- [SOURCE DATA]:
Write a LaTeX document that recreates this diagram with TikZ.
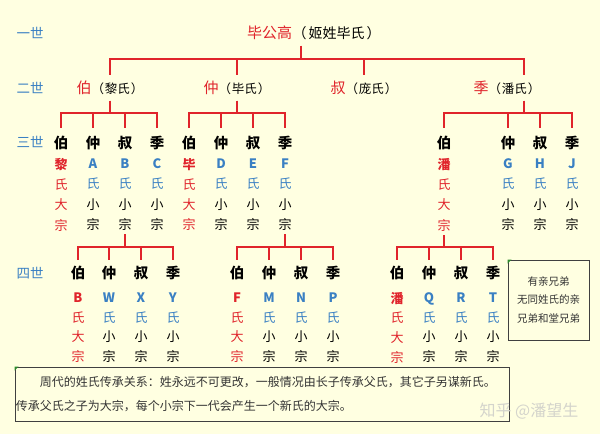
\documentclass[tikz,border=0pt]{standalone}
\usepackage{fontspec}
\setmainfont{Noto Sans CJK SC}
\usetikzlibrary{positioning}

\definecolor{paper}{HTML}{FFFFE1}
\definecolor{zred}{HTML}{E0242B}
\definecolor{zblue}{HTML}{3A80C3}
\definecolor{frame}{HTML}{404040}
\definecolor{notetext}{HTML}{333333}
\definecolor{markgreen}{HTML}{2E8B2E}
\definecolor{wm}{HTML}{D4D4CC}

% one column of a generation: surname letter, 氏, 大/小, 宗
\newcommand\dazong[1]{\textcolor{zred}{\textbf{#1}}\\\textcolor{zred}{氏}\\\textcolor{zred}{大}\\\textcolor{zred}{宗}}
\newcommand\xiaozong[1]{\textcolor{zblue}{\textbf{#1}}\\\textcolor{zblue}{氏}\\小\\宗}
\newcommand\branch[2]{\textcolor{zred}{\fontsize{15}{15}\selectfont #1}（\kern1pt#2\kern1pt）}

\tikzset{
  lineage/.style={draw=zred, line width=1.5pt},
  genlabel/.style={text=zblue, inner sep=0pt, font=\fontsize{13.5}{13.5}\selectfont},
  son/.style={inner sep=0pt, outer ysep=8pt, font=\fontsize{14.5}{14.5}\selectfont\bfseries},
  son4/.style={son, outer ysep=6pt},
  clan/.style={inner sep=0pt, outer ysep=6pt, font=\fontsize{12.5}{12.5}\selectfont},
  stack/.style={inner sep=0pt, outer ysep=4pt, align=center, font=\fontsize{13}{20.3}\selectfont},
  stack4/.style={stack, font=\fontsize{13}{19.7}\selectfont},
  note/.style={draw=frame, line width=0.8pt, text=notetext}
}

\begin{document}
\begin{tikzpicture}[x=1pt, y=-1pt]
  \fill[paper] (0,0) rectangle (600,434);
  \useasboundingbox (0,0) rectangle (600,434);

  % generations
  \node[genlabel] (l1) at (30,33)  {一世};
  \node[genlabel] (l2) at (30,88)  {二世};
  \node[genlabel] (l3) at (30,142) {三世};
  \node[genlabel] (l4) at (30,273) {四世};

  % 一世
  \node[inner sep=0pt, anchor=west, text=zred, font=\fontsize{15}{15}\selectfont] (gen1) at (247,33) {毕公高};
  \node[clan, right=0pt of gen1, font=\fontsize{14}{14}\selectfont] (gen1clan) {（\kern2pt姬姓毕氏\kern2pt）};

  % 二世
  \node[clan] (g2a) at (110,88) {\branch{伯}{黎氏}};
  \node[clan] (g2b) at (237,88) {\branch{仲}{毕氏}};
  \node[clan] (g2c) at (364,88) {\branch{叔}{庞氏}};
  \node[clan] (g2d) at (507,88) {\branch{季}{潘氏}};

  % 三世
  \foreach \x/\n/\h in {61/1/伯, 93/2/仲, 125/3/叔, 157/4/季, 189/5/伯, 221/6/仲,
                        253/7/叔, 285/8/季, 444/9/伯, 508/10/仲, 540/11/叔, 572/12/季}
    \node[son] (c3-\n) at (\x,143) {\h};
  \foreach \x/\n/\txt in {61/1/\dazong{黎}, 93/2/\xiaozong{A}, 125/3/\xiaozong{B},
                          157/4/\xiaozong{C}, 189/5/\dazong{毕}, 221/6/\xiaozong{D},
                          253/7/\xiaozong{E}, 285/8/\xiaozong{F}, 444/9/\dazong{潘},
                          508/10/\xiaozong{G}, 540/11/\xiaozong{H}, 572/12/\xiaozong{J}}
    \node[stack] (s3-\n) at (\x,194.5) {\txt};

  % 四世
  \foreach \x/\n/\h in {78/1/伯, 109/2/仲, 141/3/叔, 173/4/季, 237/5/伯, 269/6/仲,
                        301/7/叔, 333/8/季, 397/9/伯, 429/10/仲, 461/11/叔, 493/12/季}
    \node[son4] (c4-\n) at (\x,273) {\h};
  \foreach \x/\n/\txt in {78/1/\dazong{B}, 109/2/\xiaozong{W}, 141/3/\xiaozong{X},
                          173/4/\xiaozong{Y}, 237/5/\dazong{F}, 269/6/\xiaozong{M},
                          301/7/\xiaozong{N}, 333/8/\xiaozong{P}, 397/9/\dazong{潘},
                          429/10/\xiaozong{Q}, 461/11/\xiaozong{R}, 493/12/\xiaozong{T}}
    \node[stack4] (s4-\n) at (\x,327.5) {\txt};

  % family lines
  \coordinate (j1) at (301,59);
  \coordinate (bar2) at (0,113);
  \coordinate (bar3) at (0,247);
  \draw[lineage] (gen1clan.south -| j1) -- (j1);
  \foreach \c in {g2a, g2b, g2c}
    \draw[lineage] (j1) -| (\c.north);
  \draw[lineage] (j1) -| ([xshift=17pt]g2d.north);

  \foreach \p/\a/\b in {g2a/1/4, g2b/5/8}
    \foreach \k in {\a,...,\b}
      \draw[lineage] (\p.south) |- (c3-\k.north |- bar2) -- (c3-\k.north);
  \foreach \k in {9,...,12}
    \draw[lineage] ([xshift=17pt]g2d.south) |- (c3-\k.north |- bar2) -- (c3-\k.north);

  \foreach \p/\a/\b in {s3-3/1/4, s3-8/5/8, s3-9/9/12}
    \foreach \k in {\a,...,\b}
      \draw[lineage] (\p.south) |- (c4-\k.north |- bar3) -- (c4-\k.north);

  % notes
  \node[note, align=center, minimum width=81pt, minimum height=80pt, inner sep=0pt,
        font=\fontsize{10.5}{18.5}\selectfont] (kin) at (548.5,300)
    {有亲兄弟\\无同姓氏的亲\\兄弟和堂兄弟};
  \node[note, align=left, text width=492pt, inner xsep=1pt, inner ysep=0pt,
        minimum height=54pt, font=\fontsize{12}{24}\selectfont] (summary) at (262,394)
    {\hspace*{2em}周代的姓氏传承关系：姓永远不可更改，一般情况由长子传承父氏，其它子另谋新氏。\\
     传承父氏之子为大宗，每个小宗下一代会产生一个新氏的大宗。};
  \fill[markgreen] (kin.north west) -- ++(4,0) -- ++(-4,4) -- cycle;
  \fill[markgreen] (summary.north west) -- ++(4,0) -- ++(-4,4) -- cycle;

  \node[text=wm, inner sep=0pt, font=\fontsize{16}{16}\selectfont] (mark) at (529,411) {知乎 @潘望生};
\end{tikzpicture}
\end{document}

- [TASK BRIEF]: Take the listing above and print it exactly, apart from the pictures.

- [RIGHT ANSWER]:
Write a LaTeX document that recreates this diagram with TikZ.
\documentclass[tikz,border=0pt]{standalone}
\usepackage{fontspec}
\setmainfont{Noto Sans CJK SC}
\usetikzlibrary{positioning}

\definecolor{paper}{HTML}{FFFFE1}
\definecolor{zred}{HTML}{E0242B}
\definecolor{zblue}{HTML}{3A80C3}
\definecolor{frame}{HTML}{404040}
\definecolor{notetext}{HTML}{333333}
\definecolor{markgreen}{HTML}{2E8B2E}
\definecolor{wm}{HTML}{D4D4CC}

% one column of a generation: surname letter, 氏, 大/小, 宗
\newcommand\dazong[1]{\textcolor{zred}{\textbf{#1}}\\\textcolor{zred}{氏}\\\textcolor{zred}{大}\\\textcolor{zred}{宗}}
\newcommand\xiaozong[1]{\textcolor{zblue}{\textbf{#1}}\\\textcolor{zblue}{氏}\\小\\宗}
\newcommand\branch[2]{\textcolor{zred}{\fontsize{15}{15}\selectfont #1}（\kern1pt#2\kern1pt）}

\tikzset{
  lineage/.style={draw=zred, line width=1.5pt},
  genlabel/.style={text=zblue, inner sep=0pt, font=\fontsize{13.5}{13.5}\selectfont},
  son/.style={inner sep=0pt, outer ysep=8pt, font=\fontsize{14.5}{14.5}\selectfont\bfseries},
  son4/.style={son, outer ysep=6pt},
  clan/.style={inner sep=0pt, outer ysep=6pt, font=\fontsize{12.5}{12.5}\selectfont},
  stack/.style={inner sep=0pt, outer ysep=4pt, align=center, font=\fontsize{13}{20.3}\selectfont},
  stack4/.style={stack, font=\fontsize{13}{19.7}\selectfont},
  note/.style={draw=frame, line width=0.8pt, text=notetext}
}

\begin{document}
\begin{tikzpicture}[x=1pt, y=-1pt]
  \fill[paper] (0,0) rectangle (600,434);
  \useasboundingbox (0,0) rectangle (600,434);

  % generations
  \node[genlabel] (l1) at (30,33)  {一世};
  \node[genlabel] (l2) at (30,88)  {二世};
  \node[genlabel] (l3) at (30,142) {三世};
  \node[genlabel] (l4) at (30,273) {四世};

  % 一世
  \node[inner sep=0pt, anchor=west, text=zred, font=\fontsize{15}{15}\selectfont] (gen1) at (247,33) {毕公高};
  \node[clan, right=0pt of gen1, font=\fontsize{14}{14}\selectfont] (gen1clan) {（\kern2pt姬姓毕氏\kern2pt）};

  % 二世
  \node[clan] (g2a) at (110,88) {\branch{伯}{黎氏}};
  \node[clan] (g2b) at (237,88) {\branch{仲}{毕氏}};
  \node[clan] (g2c) at (364,88) {\branch{叔}{庞氏}};
  \node[clan] (g2d) at (507,88) {\branch{季}{潘氏}};

  % 三世
  \foreach \x/\n/\h in {61/1/伯, 93/2/仲, 125/3/叔, 157/4/季, 189/5/伯, 221/6/仲,
                        253/7/叔, 285/8/季, 444/9/伯, 508/10/仲, 540/11/叔, 572/12/季}
    \node[son] (c3-\n) at (\x,143) {\h};
  \foreach \x/\n/\txt in {61/1/\dazong{黎}, 93/2/\xiaozong{A}, 125/3/\xiaozong{B},
                          157/4/\xiaozong{C}, 189/5/\dazong{毕}, 221/6/\xiaozong{D},
                          253/7/\xiaozong{E}, 285/8/\xiaozong{F}, 444/9/\dazong{潘},
                          508/10/\xiaozong{G}, 540/11/\xiaozong{H}, 572/12/\xiaozong{J}}
    \node[stack] (s3-\n) at (\x,194.5) {\txt};

  % 四世
  \foreach \x/\n/\h in {78/1/伯, 109/2/仲, 141/3/叔, 173/4/季, 237/5/伯, 269/6/仲,
                        301/7/叔, 333/8/季, 397/9/伯, 429/10/仲, 461/11/叔, 493/12/季}
    \node[son4] (c4-\n) at (\x,273) {\h};
  \foreach \x/\n/\txt in {78/1/\dazong{B}, 109/2/\xiaozong{W}, 141/3/\xiaozong{X},
                          173/4/\xiaozong{Y}, 237/5/\dazong{F}, 269/6/\xiaozong{M},
                          301/7/\xiaozong{N}, 333/8/\xiaozong{P}, 397/9/\dazong{潘},
                          429/10/\xiaozong{Q}, 461/11/\xiaozong{R}, 493/12/\xiaozong{T}}
    \node[stack4] (s4-\n) at (\x,327.5) {\txt};

  % family lines
  \coordinate (j1) at (301,59);
  \coordinate (bar2) at (0,113);
  \coordinate (bar3) at (0,247);
  \draw[lineage] (gen1clan.south -| j1) -- (j1);
  \foreach \c in {g2a, g2b, g2c}
    \draw[lineage] (j1) -| (\c.north);
  \draw[lineage] (j1) -| ([xshift=17pt]g2d.north);

  \foreach \p/\a/\b in {g2a/1/4, g2b/5/8}
    \foreach \k in {\a,...,\b}
      \draw[lineage] (\p.south) |- (c3-\k.north |- bar2) -- (c3-\k.north);
  \foreach \k in {9,...,12}
    \draw[lineage] ([xshift=17pt]g2d.south) |- (c3-\k.north |- bar2) -- (c3-\k.north);

  \foreach \p/\a/\b in {s3-3/1/4, s3-8/5/8, s3-9/9/12}
    \foreach \k in {\a,...,\b}
      \draw[lineage] (\p.south) |- (c4-\k.north |- bar3) -- (c4-\k.north);

  % notes
  \node[note, align=center, minimum width=81pt, minimum height=80pt, inner sep=0pt,
        font=\fontsize{10.5}{18.5}\selectfont] (kin) at (548.5,300)
    {有亲兄弟\\无同姓氏的亲\\兄弟和堂兄弟};
  \node[note, align=left, text width=492pt, inner xsep=1pt, inner ysep=0pt,
        minimum height=54pt, font=\fontsize{12}{24}\selectfont] (summary) at (262,394)
    {\hspace*{2em}周代的姓氏传承关系：姓永远不可更改，一般情况由长子传承父氏，其它子另谋新氏。\\
     传承父氏之子为大宗，每个小宗下一代会产生一个新氏的大宗。};
  \fill[markgreen] (kin.north west) -- ++(4,0) -- ++(-4,4) -- cycle;
  \fill[markgreen] (summary.north west) -- ++(4,0) -- ++(-4,4) -- cycle;

  \node[text=wm, inner sep=0pt, font=\fontsize{16}{16}\selectfont] (mark) at (529,411) {知乎 @潘望生};
\end{tikzpicture}
\end{document}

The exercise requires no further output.